A lot has changed in six years, more than I ever could have imagined (or, in so many ways, ever could have wanted). To me, there is a reason why change and improvement are different words. They have so little to do with each other too often.
I’ve developed as a person due not only to my writing, but to your commenting. Without readers’ comments, I’d never have discovered the Imaginary Writers’ Room was so much fun to write about. (I’m nearly sure its population was there anyway, but thank you.) From questions that took off as threads of their own to things I thought would draw comments here, but got them only from Facebook readers, I’ve learned not to assume about my readership.
I’ve learned such a consciousness of words, even beyond what I started with, that I just changed the end of the previous sentence to “readership” when I started with “audience.” You’re not listening, so I’ll leave out the audio. (Just as well — I need some dental work.)
I’ve learned not only the fun of discovering a series of posts that could be written about something else, from hymns to Mister Rogers, but I’ve learned that I can reach back to something I wrote years ago and write a sort of reply to my earlier self.
I’ve even learned that I can dump a category when it wears out. Serious Questions, a list of questions I thought might be individual posts that never quite happened, were fun for a while — until the world just got too full of truly serious questions for those little musings.

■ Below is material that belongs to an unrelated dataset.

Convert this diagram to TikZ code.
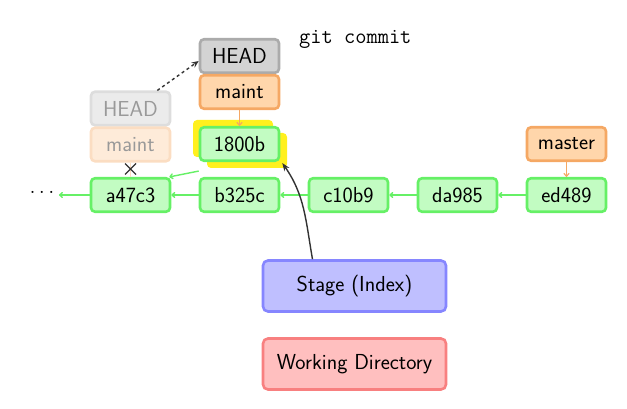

I’ve learned that there’s a sort of “click” in my mind when an idea arrives… the handle of the Writers’ Room door, perhaps? I keep paper nearby and don’t go far from it, even though there are phases when I find my ideas by going out, walking away from something else and wanting to send my mind something else or just spotting something. I still see the street sign that warns of “pervious concrete pavement,” one of those first Words Worth Defending ideas, and I remember walking past it until I thought “Hey, there’s an idea!”
So I’m sticking around for the foreseeable future… however short that may be in these strange days. Thanks, everybody.